### Instructions for the task
Skip pictures; extract every line from the one with "Recreate this image" through the one with "const atpTicks = [0, 0.25, 0.5, 0.75, 1];", exactly as written.

### Dataset records
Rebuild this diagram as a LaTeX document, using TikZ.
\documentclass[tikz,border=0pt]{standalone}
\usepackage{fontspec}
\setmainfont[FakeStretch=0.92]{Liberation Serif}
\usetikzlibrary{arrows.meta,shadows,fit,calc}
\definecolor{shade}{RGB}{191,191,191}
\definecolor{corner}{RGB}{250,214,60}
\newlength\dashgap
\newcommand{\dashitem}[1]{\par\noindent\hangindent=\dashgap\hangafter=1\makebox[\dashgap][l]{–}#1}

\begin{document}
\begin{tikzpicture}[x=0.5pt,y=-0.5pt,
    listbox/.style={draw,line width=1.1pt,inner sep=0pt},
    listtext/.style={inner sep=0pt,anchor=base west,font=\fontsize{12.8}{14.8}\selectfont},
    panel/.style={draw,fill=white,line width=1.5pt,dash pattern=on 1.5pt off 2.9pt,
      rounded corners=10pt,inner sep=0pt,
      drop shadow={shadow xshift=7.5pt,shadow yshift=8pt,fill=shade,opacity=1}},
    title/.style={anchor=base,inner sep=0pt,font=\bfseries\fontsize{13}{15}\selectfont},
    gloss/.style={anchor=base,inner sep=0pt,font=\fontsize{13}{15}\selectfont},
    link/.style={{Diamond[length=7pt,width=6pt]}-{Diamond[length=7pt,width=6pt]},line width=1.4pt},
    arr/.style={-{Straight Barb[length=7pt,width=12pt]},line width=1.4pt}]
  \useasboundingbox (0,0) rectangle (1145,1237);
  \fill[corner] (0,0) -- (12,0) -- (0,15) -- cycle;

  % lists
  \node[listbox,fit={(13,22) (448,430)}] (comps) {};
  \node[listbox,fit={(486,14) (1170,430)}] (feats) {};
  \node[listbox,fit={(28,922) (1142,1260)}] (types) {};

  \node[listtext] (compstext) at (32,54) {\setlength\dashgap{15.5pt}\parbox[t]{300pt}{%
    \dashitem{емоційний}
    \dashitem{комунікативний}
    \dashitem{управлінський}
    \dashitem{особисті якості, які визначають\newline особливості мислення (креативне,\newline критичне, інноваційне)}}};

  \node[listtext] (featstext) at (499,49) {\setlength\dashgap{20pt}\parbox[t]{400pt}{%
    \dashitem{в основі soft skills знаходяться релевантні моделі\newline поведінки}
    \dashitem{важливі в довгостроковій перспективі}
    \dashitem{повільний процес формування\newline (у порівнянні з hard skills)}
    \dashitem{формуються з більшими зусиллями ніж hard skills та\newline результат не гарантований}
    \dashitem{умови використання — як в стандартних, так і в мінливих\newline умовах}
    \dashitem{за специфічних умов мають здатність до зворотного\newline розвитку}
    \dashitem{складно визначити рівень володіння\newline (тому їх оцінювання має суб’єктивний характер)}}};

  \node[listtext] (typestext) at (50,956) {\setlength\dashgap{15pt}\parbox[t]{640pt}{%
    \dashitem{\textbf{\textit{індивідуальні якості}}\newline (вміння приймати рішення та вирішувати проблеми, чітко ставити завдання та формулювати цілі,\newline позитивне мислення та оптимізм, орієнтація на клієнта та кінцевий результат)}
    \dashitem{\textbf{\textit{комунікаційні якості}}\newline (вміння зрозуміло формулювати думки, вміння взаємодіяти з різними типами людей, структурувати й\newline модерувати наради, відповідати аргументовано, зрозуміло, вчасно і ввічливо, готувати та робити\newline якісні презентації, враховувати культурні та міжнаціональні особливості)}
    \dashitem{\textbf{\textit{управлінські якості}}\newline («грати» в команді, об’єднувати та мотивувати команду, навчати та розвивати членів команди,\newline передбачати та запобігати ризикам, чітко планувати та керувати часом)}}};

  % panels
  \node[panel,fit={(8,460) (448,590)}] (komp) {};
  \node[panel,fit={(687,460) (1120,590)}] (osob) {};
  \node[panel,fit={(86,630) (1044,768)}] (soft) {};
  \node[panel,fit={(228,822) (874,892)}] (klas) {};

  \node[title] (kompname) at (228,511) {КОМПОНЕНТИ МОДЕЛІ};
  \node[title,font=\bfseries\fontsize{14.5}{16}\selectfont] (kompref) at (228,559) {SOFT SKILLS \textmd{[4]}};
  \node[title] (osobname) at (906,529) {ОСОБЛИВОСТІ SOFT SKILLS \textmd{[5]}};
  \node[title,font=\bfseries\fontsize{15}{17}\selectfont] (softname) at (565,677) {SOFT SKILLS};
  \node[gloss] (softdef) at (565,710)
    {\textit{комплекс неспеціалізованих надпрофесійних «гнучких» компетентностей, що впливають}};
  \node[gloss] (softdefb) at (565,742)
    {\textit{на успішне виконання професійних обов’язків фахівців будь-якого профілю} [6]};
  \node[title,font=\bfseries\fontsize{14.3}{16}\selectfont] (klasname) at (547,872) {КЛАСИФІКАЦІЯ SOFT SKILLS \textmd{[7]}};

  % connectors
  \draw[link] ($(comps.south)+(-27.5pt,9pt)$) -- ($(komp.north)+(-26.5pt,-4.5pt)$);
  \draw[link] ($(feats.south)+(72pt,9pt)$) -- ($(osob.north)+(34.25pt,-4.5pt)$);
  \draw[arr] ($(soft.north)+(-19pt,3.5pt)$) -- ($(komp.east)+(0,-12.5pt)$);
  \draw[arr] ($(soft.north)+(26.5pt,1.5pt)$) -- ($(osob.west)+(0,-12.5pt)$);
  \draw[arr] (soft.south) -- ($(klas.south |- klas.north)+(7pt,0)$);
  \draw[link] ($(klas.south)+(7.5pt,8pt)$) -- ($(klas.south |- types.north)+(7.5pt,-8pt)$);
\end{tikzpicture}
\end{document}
...
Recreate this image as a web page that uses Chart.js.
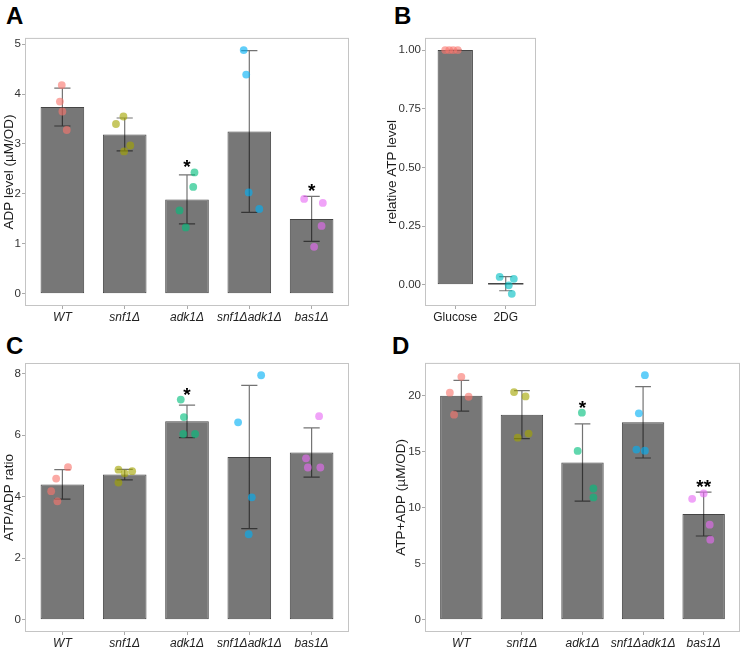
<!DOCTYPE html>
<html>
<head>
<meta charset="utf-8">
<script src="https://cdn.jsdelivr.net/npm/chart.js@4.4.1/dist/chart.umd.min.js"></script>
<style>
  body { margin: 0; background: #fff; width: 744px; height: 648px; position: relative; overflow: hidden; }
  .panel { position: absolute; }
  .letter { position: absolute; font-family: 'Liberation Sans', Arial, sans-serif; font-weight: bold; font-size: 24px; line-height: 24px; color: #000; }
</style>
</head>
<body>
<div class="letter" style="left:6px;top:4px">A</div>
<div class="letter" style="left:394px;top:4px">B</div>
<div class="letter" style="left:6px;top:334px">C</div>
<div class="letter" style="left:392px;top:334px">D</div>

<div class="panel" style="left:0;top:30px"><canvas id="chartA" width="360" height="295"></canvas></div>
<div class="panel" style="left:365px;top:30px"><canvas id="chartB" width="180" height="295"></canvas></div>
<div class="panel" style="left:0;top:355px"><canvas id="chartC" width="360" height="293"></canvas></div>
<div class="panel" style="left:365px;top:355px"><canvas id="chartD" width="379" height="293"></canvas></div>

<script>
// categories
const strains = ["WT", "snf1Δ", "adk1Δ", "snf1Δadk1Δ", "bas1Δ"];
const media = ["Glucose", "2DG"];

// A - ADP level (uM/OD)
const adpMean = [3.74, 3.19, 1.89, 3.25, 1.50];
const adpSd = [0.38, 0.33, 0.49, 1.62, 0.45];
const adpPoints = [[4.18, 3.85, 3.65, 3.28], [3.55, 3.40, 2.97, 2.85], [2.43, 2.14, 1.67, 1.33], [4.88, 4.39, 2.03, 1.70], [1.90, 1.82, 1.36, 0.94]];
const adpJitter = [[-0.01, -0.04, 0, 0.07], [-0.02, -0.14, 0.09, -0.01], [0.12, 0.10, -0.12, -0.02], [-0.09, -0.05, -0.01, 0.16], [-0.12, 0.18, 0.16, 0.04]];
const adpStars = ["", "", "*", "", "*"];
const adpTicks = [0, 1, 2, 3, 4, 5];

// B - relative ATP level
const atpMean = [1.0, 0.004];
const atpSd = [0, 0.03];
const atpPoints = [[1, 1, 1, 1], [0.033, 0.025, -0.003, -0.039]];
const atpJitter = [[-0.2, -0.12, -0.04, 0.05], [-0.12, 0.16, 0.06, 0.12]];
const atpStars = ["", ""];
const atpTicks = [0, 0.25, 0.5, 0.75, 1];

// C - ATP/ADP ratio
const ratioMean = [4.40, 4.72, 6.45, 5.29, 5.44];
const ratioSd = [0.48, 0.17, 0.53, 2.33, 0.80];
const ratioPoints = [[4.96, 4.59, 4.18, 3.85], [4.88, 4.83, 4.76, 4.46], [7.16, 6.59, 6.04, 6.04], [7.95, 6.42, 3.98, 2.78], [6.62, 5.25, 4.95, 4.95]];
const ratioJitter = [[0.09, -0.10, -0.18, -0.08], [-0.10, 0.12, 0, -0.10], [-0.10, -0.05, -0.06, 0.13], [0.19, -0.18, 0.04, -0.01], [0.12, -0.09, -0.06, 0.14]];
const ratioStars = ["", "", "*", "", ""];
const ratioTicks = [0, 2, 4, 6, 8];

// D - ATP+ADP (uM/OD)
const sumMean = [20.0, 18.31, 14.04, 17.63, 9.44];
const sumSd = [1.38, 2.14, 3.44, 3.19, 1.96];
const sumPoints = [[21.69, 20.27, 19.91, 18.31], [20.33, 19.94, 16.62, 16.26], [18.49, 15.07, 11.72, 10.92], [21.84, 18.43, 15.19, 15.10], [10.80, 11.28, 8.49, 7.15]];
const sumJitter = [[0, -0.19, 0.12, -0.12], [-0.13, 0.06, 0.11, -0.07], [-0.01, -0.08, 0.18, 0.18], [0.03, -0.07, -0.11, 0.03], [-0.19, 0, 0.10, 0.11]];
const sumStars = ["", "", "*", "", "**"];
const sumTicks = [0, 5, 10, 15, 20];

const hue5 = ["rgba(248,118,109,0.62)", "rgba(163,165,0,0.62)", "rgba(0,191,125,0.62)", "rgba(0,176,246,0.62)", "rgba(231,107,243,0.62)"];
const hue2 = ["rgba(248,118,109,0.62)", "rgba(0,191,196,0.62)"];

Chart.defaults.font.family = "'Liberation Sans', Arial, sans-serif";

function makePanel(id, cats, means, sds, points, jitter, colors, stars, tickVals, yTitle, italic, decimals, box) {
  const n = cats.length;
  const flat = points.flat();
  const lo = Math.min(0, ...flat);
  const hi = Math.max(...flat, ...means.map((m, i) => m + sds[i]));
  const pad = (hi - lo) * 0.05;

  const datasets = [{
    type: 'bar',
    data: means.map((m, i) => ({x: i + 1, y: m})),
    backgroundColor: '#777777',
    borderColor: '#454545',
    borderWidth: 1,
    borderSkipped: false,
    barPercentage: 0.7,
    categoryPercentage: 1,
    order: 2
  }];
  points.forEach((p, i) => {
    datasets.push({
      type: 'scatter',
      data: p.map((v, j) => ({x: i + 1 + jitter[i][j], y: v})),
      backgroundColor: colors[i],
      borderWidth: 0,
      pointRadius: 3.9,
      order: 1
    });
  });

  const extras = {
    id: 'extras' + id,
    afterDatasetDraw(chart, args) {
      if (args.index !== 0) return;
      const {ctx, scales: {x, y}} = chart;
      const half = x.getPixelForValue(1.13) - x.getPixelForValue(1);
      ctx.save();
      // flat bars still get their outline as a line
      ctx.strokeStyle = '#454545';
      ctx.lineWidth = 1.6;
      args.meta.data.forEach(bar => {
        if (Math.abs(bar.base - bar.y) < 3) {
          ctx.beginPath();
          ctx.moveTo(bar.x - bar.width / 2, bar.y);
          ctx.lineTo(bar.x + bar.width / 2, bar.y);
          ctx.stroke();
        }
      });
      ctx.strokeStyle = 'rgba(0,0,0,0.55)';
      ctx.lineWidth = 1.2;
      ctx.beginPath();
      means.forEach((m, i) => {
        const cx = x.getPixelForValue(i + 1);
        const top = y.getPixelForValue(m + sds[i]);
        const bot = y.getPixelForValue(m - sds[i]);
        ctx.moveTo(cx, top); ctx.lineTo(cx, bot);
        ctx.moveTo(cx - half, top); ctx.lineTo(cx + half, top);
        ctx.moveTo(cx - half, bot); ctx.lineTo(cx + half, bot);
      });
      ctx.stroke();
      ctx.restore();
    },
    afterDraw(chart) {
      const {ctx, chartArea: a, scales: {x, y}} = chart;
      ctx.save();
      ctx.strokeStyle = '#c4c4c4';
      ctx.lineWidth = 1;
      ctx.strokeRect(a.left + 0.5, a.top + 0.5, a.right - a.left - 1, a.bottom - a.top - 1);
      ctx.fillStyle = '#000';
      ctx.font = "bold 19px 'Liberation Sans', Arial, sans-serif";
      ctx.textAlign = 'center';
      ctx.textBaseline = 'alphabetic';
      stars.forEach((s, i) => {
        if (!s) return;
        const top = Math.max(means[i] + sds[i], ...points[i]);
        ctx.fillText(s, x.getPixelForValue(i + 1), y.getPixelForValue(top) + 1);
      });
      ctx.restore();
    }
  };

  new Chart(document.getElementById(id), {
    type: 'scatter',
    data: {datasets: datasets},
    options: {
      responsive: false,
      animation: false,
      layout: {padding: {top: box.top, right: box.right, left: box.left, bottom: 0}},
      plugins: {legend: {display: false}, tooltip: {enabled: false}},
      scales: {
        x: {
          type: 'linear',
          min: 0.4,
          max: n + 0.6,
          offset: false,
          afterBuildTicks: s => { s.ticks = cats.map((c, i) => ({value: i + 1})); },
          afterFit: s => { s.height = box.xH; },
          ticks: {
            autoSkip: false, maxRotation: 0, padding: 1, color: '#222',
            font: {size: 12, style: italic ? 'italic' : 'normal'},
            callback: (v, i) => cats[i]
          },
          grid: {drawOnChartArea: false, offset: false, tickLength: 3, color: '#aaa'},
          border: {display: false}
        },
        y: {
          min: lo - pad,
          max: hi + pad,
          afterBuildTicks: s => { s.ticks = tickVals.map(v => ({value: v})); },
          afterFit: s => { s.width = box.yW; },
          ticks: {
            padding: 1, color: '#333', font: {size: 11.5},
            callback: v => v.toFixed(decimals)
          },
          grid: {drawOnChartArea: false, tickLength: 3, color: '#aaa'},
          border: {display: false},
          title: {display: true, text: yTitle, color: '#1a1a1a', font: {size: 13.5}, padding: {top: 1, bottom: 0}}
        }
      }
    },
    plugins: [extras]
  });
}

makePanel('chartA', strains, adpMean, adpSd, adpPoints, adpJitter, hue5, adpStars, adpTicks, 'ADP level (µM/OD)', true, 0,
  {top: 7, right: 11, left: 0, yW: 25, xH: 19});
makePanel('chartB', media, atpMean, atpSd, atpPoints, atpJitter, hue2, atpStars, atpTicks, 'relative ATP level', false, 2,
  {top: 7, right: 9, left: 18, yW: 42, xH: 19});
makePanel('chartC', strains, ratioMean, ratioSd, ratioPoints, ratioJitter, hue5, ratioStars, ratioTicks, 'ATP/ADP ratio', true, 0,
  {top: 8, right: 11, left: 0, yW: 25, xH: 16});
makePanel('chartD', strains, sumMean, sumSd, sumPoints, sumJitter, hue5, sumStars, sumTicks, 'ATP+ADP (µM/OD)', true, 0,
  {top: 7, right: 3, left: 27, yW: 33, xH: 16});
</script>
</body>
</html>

### Full output
Recreate this image as a web page that uses Chart.js.
<!DOCTYPE html>
<html>
<head>
<meta charset="utf-8">
<script src="https://cdn.jsdelivr.net/npm/chart.js@4.4.1/dist/chart.umd.min.js"></script>
<style>
  body { margin: 0; background: #fff; width: 744px; height: 648px; position: relative; overflow: hidden; }
  .panel { position: absolute; }
  .letter { position: absolute; font-family: 'Liberation Sans', Arial, sans-serif; font-weight: bold; font-size: 24px; line-height: 24px; color: #000; }
</style>
</head>
<body>
<div class="letter" style="left:6px;top:4px">A</div>
<div class="letter" style="left:394px;top:4px">B</div>
<div class="letter" style="left:6px;top:334px">C</div>
<div class="letter" style="left:392px;top:334px">D</div>

<div class="panel" style="left:0;top:30px"><canvas id="chartA" width="360" height="295"></canvas></div>
<div class="panel" style="left:365px;top:30px"><canvas id="chartB" width="180" height="295"></canvas></div>
<div class="panel" style="left:0;top:355px"><canvas id="chartC" width="360" height="293"></canvas></div>
<div class="panel" style="left:365px;top:355px"><canvas id="chartD" width="379" height="293"></canvas></div>

<script>
// categories
const strains = ["WT", "snf1Δ", "adk1Δ", "snf1Δadk1Δ", "bas1Δ"];
const media = ["Glucose", "2DG"];

// A - ADP level (uM/OD)
const adpMean = [3.74, 3.19, 1.89, 3.25, 1.50];
const adpSd = [0.38, 0.33, 0.49, 1.62, 0.45];
const adpPoints = [[4.18, 3.85, 3.65, 3.28], [3.55, 3.40, 2.97, 2.85], [2.43, 2.14, 1.67, 1.33], [4.88, 4.39, 2.03, 1.70], [1.90, 1.82, 1.36, 0.94]];
const adpJitter = [[-0.01, -0.04, 0, 0.07], [-0.02, -0.14, 0.09, -0.01], [0.12, 0.10, -0.12, -0.02], [-0.09, -0.05, -0.01, 0.16], [-0.12, 0.18, 0.16, 0.04]];
const adpStars = ["", "", "*", "", "*"];
const adpTicks = [0, 1, 2, 3, 4, 5];

// B - relative ATP level
const atpMean = [1.0, 0.004];
const atpSd = [0, 0.03];
const atpPoints = [[1, 1, 1, 1], [0.033, 0.025, -0.003, -0.039]];
const atpJitter = [[-0.2, -0.12, -0.04, 0.05], [-0.12, 0.16, 0.06, 0.12]];
const atpStars = ["", ""];
const atpTicks = [0, 0.25, 0.5, 0.75, 1];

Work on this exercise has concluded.